Data entries
┄┄┄┄┄┄
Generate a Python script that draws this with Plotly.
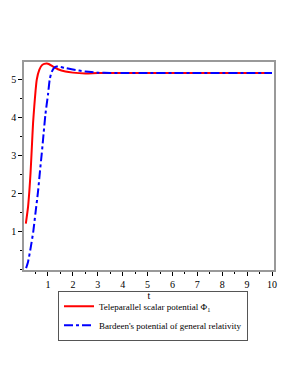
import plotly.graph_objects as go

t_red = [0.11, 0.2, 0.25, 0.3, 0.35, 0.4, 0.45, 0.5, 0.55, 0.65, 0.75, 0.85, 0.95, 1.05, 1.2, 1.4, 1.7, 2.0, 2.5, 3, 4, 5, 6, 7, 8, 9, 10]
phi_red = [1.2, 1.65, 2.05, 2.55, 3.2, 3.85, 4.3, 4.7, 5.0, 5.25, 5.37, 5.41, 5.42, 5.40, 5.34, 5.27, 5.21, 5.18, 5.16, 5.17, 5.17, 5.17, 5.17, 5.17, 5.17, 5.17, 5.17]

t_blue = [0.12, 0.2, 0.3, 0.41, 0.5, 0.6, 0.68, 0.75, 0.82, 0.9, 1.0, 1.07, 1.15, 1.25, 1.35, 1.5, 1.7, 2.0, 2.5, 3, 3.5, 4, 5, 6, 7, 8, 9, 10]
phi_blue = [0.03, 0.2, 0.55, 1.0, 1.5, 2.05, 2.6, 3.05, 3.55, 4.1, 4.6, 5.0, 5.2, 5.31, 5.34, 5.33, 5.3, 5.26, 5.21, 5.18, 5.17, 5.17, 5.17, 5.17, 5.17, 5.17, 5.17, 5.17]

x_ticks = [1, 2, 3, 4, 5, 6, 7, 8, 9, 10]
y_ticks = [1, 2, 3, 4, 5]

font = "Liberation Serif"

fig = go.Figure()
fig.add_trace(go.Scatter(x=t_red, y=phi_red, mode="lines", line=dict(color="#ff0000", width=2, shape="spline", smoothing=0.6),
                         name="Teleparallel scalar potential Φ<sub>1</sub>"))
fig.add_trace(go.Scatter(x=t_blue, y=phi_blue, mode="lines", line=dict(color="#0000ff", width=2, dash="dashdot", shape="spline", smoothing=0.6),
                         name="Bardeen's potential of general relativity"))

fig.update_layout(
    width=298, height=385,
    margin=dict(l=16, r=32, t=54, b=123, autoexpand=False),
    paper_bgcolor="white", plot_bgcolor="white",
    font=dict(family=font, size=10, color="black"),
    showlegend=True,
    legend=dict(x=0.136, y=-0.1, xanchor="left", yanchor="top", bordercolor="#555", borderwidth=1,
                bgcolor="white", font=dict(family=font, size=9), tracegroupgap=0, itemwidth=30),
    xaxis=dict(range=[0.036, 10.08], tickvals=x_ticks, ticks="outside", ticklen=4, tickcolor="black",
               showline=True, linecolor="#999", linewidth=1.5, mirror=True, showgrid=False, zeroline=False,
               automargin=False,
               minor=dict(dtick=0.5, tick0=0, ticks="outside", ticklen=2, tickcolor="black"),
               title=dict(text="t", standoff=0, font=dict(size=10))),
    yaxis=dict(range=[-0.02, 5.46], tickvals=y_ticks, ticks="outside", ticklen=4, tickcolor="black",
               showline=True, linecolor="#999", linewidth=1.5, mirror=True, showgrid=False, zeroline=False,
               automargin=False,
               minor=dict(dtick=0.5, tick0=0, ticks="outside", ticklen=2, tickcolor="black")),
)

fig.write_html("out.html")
┄┄┄┄┄┄
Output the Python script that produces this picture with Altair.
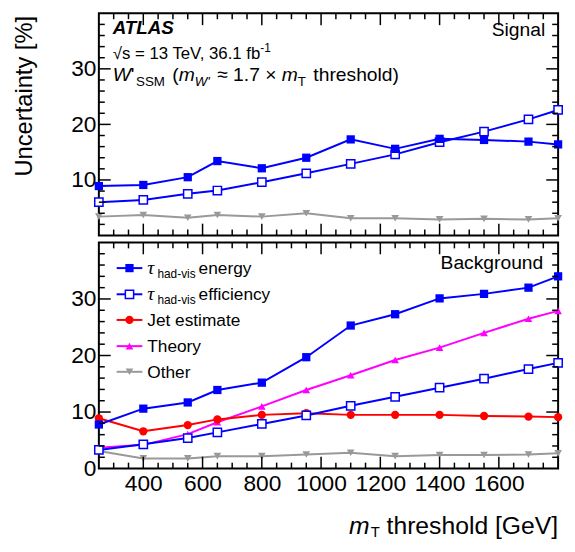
┄┄┄┄┄┄
Exercise instructions
Write down exactly what the lines above say, from the line holding "Generate a Python" through the line holding "potential of general", and nothing more. Do not copy the pictures.

Response for this exercise
Generate a Python script that draws this with Plotly.
import plotly.graph_objects as go

t_red = [0.11, 0.2, 0.25, 0.3, 0.35, 0.4, 0.45, 0.5, 0.55, 0.65, 0.75, 0.85, 0.95, 1.05, 1.2, 1.4, 1.7, 2.0, 2.5, 3, 4, 5, 6, 7, 8, 9, 10]
phi_red = [1.2, 1.65, 2.05, 2.55, 3.2, 3.85, 4.3, 4.7, 5.0, 5.25, 5.37, 5.41, 5.42, 5.40, 5.34, 5.27, 5.21, 5.18, 5.16, 5.17, 5.17, 5.17, 5.17, 5.17, 5.17, 5.17, 5.17]

t_blue = [0.12, 0.2, 0.3, 0.41, 0.5, 0.6, 0.68, 0.75, 0.82, 0.9, 1.0, 1.07, 1.15, 1.25, 1.35, 1.5, 1.7, 2.0, 2.5, 3, 3.5, 4, 5, 6, 7, 8, 9, 10]
phi_blue = [0.03, 0.2, 0.55, 1.0, 1.5, 2.05, 2.6, 3.05, 3.55, 4.1, 4.6, 5.0, 5.2, 5.31, 5.34, 5.33, 5.3, 5.26, 5.21, 5.18, 5.17, 5.17, 5.17, 5.17, 5.17, 5.17, 5.17, 5.17]

x_ticks = [1, 2, 3, 4, 5, 6, 7, 8, 9, 10]
y_ticks = [1, 2, 3, 4, 5]

font = "Liberation Serif"

fig = go.Figure()
fig.add_trace(go.Scatter(x=t_red, y=phi_red, mode="lines", line=dict(color="#ff0000", width=2, shape="spline", smoothing=0.6),
                         name="Teleparallel scalar potential Φ<sub>1</sub>"))
fig.add_trace(go.Scatter(x=t_blue, y=phi_blue, mode="lines", line=dict(color="#0000ff", width=2, dash="dashdot", shape="spline", smoothing=0.6),
                         name="Bardeen's potential of general relativity"))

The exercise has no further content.